─── Given information

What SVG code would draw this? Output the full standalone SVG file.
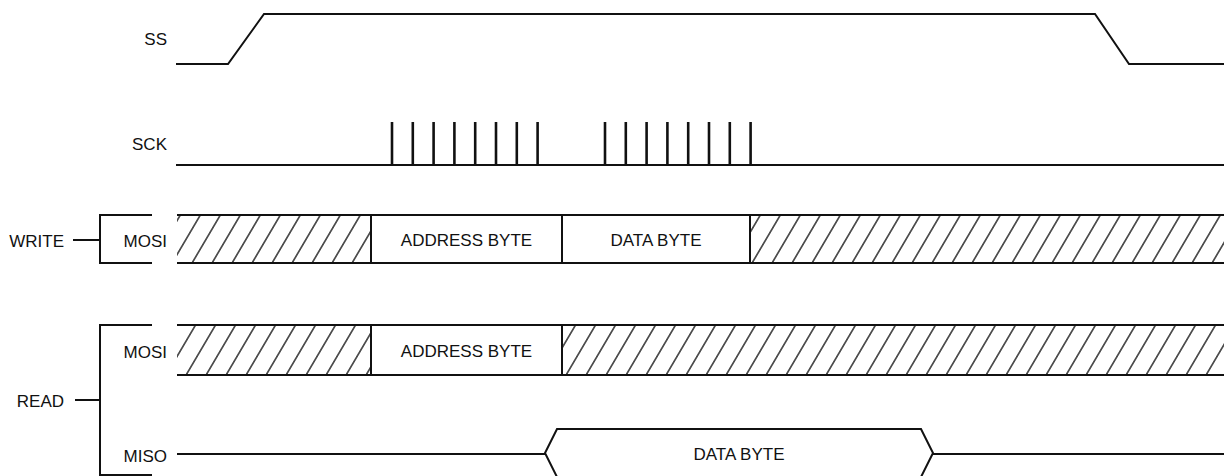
<svg xmlns="http://www.w3.org/2000/svg" width="1224" height="476" viewBox="0 0 1224 476">
<style>
.lbl{font-family:"Liberation Sans",Arial,sans-serif;font-size:17px;fill:#111}
.r{text-anchor:end}
.m{text-anchor:middle}
.w{fill:none;stroke:#111;stroke-width:2;stroke-linejoin:miter}
.p{stroke:#111;stroke-width:2.6}
.h{fill:url(#hatch);stroke:none}
</style>
<defs>
<pattern id="hatch" patternUnits="userSpaceOnUse" width="20" height="20" patternTransform="skewX(-30.5)">
<line x1="7" y1="-1" x2="7" y2="21" stroke="#111" stroke-width="1.5"/>
</pattern>
</defs>
<rect width="1224" height="476" fill="#fff"/>

<g id="ss">
<text class="lbl r" x="167" y="45">SS</text>
<polyline class="w" points="176,64 228,64 264,14 1095,14 1129,64 1224,64"/>
</g>

<g id="sck">
<text class="lbl r" x="167" y="150">SCK</text>
<line class="w" x1="176" y1="165" x2="1224" y2="165"/>
<g class="p">
<line x1="392" y1="122" x2="392" y2="165"/>
<line x1="412.8" y1="122" x2="412.8" y2="165"/>
<line x1="433.6" y1="122" x2="433.6" y2="165"/>
<line x1="454.4" y1="122" x2="454.4" y2="165"/>
<line x1="475.2" y1="122" x2="475.2" y2="165"/>
<line x1="496" y1="122" x2="496" y2="165"/>
<line x1="516.8" y1="122" x2="516.8" y2="165"/>
<line x1="537.6" y1="122" x2="537.6" y2="165"/>
<line x1="605" y1="122" x2="605" y2="165"/>
<line x1="625.8" y1="122" x2="625.8" y2="165"/>
<line x1="646.6" y1="122" x2="646.6" y2="165"/>
<line x1="667.4" y1="122" x2="667.4" y2="165"/>
<line x1="688.2" y1="122" x2="688.2" y2="165"/>
<line x1="709" y1="122" x2="709" y2="165"/>
<line x1="729.8" y1="122" x2="729.8" y2="165"/>
<line x1="750.6" y1="122" x2="750.6" y2="165"/>
</g>
</g>

<g id="write">
<text class="lbl r" x="64" y="247">WRITE</text>
<line class="w" x1="73" y1="240" x2="100" y2="240"/>
<polyline class="w" points="152,215 100,215 100,263 152,263"/>
</g>

<g id="write-mosi">
<text class="lbl r" x="167" y="247">MOSI</text>
<rect class="h" x="177" y="215" width="194" height="48"/>
<rect class="h" x="750" y="215" width="474" height="48"/>
<line class="w" x1="177" y1="215" x2="1224" y2="215"/>
<line class="w" x1="177" y1="263" x2="1224" y2="263"/>
<line class="w" x1="371" y1="215" x2="371" y2="263"/>
<line class="w" x1="562" y1="215" x2="562" y2="263"/>
<line class="w" x1="750" y1="215" x2="750" y2="263"/>
<text class="lbl m" x="466.5" y="246">ADDRESS BYTE</text>
<text class="lbl m" x="656" y="246">DATA BYTE</text>
</g>

<g id="read">
<text class="lbl r" x="64" y="407">READ</text>
<line class="w" x1="75" y1="400" x2="100" y2="400"/>
<polyline class="w" points="152,325 100,325 100,475 152,475"/>
</g>

<g id="read-mosi">
<text class="lbl r" x="167" y="358">MOSI</text>
<rect class="h" x="177" y="325" width="194" height="50"/>
<rect class="h" x="562" y="325" width="662" height="50"/>
<line class="w" x1="177" y1="325" x2="1224" y2="325"/>
<line class="w" x1="177" y1="375" x2="1224" y2="375"/>
<line class="w" x1="371" y1="325" x2="371" y2="375"/>
<line class="w" x1="562" y1="325" x2="562" y2="375"/>
<text class="lbl m" x="466.5" y="357">ADDRESS BYTE</text>
</g>

<g id="read-miso">
<text class="lbl r" x="167" y="462">MISO</text>
<polyline class="w" points="177,454 545,454"/>
<polyline class="w" points="557,477 545,453 557,429 921,429 933,453 921,477"/>
<polyline class="w" points="933,454 1224,454"/>
<text class="lbl m" x="739" y="460">DATA BYTE</text>
</g>
</svg>
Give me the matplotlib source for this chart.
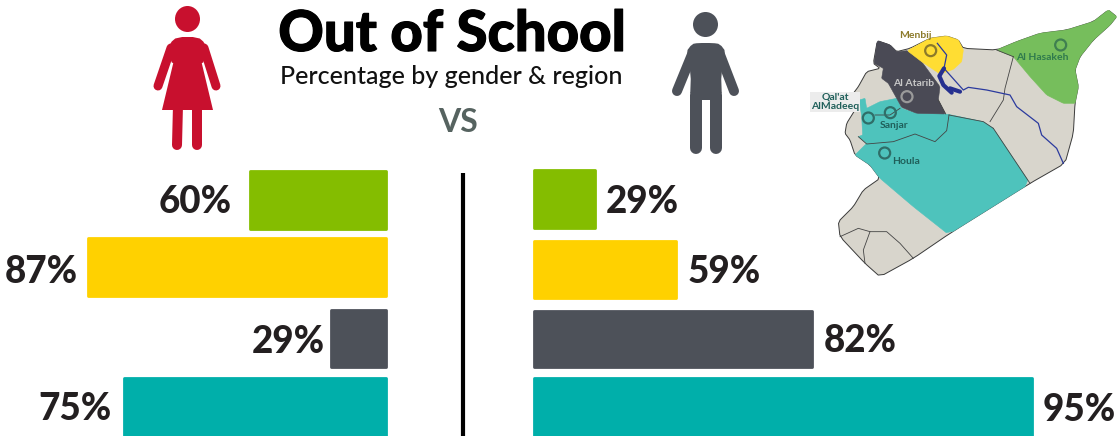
import matplotlib
matplotlib.use("Agg")
import matplotlib.pyplot as plt
from matplotlib.patches import Polygon, Circle, Ellipse
import matplotlib.patheffects as pe
import numpy as np

# ---- data ----
regions = ["Al Hasakeh", "Menbij", "Al Atarib", "Houla / Sanjar / Qal'at AlMadeeq"]
female_pct = [60, 87, 29, 75]
male_pct = [29, 59, 82, 95]
# drawn bar lengths as they appear in the graphic (not proportional to the labels)
female_len = [138, 300, 57, 264]
male_len = [63, 144, 280, 500]
colors = ["#84BD00", "#FFD100", "#4D5159", "#00AFAA"]
title = "Out of School"
subtitle = "Percentage by gender & region"

fig = plt.figure(figsize=(11.18, 4.36), dpi=100)
ax = fig.add_axes([0, 0, 1, 1])
ax.set_xlim(0, 1118)
ax.set_ylim(436, 0)
ax.axis("off")
FONT = "Lato"

# ---- bars ----
L0, R0 = 387, 533
ly = [200, 267, 338, 407]
ry = [199, 269.5, 339, 407]
lh = [60, 60, 59, 60]
rh = [60, 59, 58, 60]
lab_l = [232, 78, 325, 112]
lab_r = [606, 688, 824, 1043]
laby_l = [202, 272, 342, 409]
laby_r = [202, 272, 341, 410]
for i in range(4):
    ax.barh(ly[i], -female_len[i] + 2, left=L0 - 1, height=lh[i] - 2, color=colors[i],
            edgecolor=colors[i], linewidth=2, joinstyle="round", zorder=2)
    ax.barh(ry[i], male_len[i] - 2, left=R0 + 1, height=rh[i] - 2, color=colors[i],
            edgecolor=colors[i], linewidth=2, joinstyle="round", zorder=2)
    ax.text(lab_l[i], laby_l[i], f"{female_pct[i]}%", ha="right", va="center",
            fontsize=26.5, fontweight="black", family=FONT, color="#231F20", zorder=4)
    ax.text(lab_r[i], laby_r[i], f"{male_pct[i]}%", ha="left", va="center",
            fontsize=26.5, fontweight="black", family=FONT, color="#231F20", zorder=4)

ax.plot([462.5, 462.5], [173, 436], color="black", lw=3, solid_capstyle="butt", zorder=3)

# ---- headings ----
ax.text(452, 35, title, ha="center", va="center", fontsize=40.5, fontweight="black",
        family=FONT, color="black",
        path_effects=[pe.withStroke(linewidth=0.8, foreground="black")])
ax.text(451, 77, subtitle, ha="center", va="center", fontsize=18, family=FONT,
        fontweight="medium", color="#111111")
ax.text(458, 122, "VS", ha="center", va="center", fontsize=23, family=FONT,
        fontweight="bold", color="#566360")

# ---- person icons ----
RED, DARK = "#C8102E", "#4D5159"

def limb(p, q, w, c):
    ax.plot([p[0], q[0]], [p[1], q[1]], color=c, lw=w * 0.72, solid_capstyle="round", zorder=2)

def chaikin(pts, n=1, r=0.25):
    a = np.array(pts, float)
    for _ in range(n):
        b = np.roll(a, -1, axis=0)
        a = np.column_stack([(1 - r) * a + r * b, r * a + (1 - r) * b]).reshape(-1, 2)
    return a

# woman
ax.add_patch(Ellipse((187.5, 19), 25, 26, color=RED, lw=0))
ax.add_patch(Polygon(chaikin([(170, 43), (177, 37), (198, 37), (205, 43), (207, 52), (202, 66),
                              (173, 66), (168, 52)], 1),
                     closed=True, color=RED, lw=0))
ax.add_patch(Polygon([(174, 60), (201, 60), (213, 110), (162, 110)], closed=True, color=RED, lw=0))
limb((171, 48), (158, 86), 9, RED)
limb((204, 48), (216, 86), 9, RED)
limb((178, 105), (177, 145), 10, RED)
limb((197, 105), (197, 145), 10, RED)

# man
ax.add_patch(Ellipse((705.5, 24.5), 25, 25, color=DARK, lw=0))
ax.add_patch(Polygon(chaikin([(686, 52), (692, 44), (698, 43), (713, 43), (720, 44), (726, 52),
                              (721, 72), (722, 100), (690, 100), (691, 72)], 1),
                     closed=True, color=DARK, lw=0))
limb((693, 52), (677, 91), 10, DARK)
limb((719, 52), (734, 91), 10, DARK)
limb((696, 95), (696, 148), 12, DARK)
limb((716, 95), (716, 148), 12, DARK)

# ---- map ----
def mp(pts):
    a = np.array(pts, float) / 3.0
    a[:, 0] += 800
    return a

GREY, TEAL, MDK, MYL, MGR = "#D8D5CC", "#4EC3BC", "#4A4A55", "#FFDD33", "#76BE5C"
outline = [(232,122),(270,135),(290,155),(330,145),(390,115),(440,108),(475,120),(490,145),
           (590,150),(650,125),(720,100),(800,90),(880,65),(925,30),(950,50),(930,75),(880,120),
           (840,170),(825,210),(835,260),(825,310),(820,400),(795,490),(690,550),(450,700),
           (340,775),(240,830),(195,790),(120,710),(115,665),(160,620),(190,570),(240,535),
           (210,495),(165,465),(150,420),(135,400),(140,370),(165,330),(160,280),(175,260),
           (200,215),(240,205),(220,190)]
teal = [(175,410),(188,405),(185,350),(178,300),(195,295),(200,325),(240,305),(290,295),(305,325),
        (350,340),(440,342),(550,365),(580,385),(690,550),(445,703),(340,620),(240,535),(210,495),
        (165,465),(200,430)]
dark = [(232,122),(270,135),(290,155),(322,152),(365,185),(420,260),(415,300),(437,342),(350,340),
        (305,322),(290,295),(265,250),(245,235),(250,205),(222,190)]
yellow = [(322,152),(390,115),(440,108),(475,120),(490,150),(485,185),(460,208),(420,222),(365,185)]
green = [(590,150),(650,125),(720,100),(800,90),(880,65),(925,30),(950,50),(930,75),(880,120),
         (840,170),(825,210),(835,260),(825,310),(790,310),(740,285),(690,230),(640,170)]
ax.add_patch(Polygon(chaikin(mp(outline), 1, 0.12), closed=True, facecolor=GREY,
                     edgecolor="#3a3a3a", lw=0.7, zorder=2))
for pts, c in [(teal, TEAL), (dark, MDK), (yellow, MYL), (green, MGR)]:
    ax.add_patch(Polygon(chaikin(mp(pts), 1, 0.06), closed=True, facecolor=c, edgecolor=c, lw=0.4,
                         zorder=2))

borders = [
    [(175,410),(200,432),(280,425),(345,402),(405,425),(440,392),(447,345)],
    [(640,170),(615,265),(610,300),(570,365)],
    [(580,385),(690,550)],
    [(447,345),(550,365),(580,385)],
    [(120,710),(175,685),(210,695),(260,695),(300,730),(340,775)],
    [(210,695),(190,750),(195,790)],
    [(225,345),(270,345),(300,325)],
    [(415,300),(437,342)],
    [(590,150),(640,170)],
]
for b in borders:
    a = mp(b)
    ax.plot(a[:, 0], a[:, 1], color="#444444", lw=0.6, zorder=3)

river = mp([(412,130),(440,165),(432,205),(490,270),(505,262),(560,270),(630,285),(650,320),
            (715,370),(725,405),(770,445),(790,490)])
ax.plot(river[:, 0], river[:, 1], color="#2B3A9E", lw=0.9, zorder=3)
lake = mp([(432,205),(418,228),(430,255),(455,278)])
ax.plot(lake[:, 0], lake[:, 1], color="#26308F", lw=3, zorder=3, solid_capstyle="round")
lake2 = mp([(450,265),(480,275)])
ax.plot(lake2[:, 0], lake2[:, 1], color="#26308F", lw=3, zorder=3, solid_capstyle="round")

def ring(zx, zy, c, r=5.5):
    x, y = mp([(zx, zy)])[0]
    ax.add_patch(Circle((x, y), r, fill=False, edgecolor=c, lw=1.6, zorder=4))

ring(392, 152, "#8C7A2A")
ring(782, 135, "#3F7F50")
ring(321, 290, "#9A9A9A")
ring(205, 354, "#2F6E68")
ring(271, 338, "#2F6E68")
ring(254, 459, "#2F6E68")

def label(zx, zy, s, c, ha="center", bg=None):
    x, y = mp([(zx, zy)])[0]
    t = ax.text(x, y, s, ha=ha, va="center", fontsize=7.5, fontweight="bold", family=FONT,
                color=c, zorder=5, linespacing=1.1)
    if bg:
        t.set_bbox(dict(facecolor=bg, edgecolor="none", pad=0.8))

label(346, 106, "Menbij", "#8C7A2A")
label(728, 171, "Al Hasakeh", "#2F7A4D")
label(342, 251, "Al Atarib", "#C8C8C8")
label(282, 376, "Sanjar", "#1F5F5A")
label(317, 484, "Houla", "#1F5F5A")
label(105, 306, "Qal'at\nAlMadeeq", "#1F5F5A", bg="#ECECEC")

fig.savefig("out.png", dpi=100, facecolor="white")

──────

§ To do
Quote the data above exactly from the line with "Give me the matplotlib source for this chart." to the line with "import numpy as np", both ends counted, and nothing else. Pictures don't go in.

§ Output
Give me the matplotlib source for this chart.
import matplotlib
matplotlib.use("Agg")
import matplotlib.pyplot as plt
from matplotlib.patches import Polygon, Circle, Ellipse
import matplotlib.patheffects as pe
import numpy as np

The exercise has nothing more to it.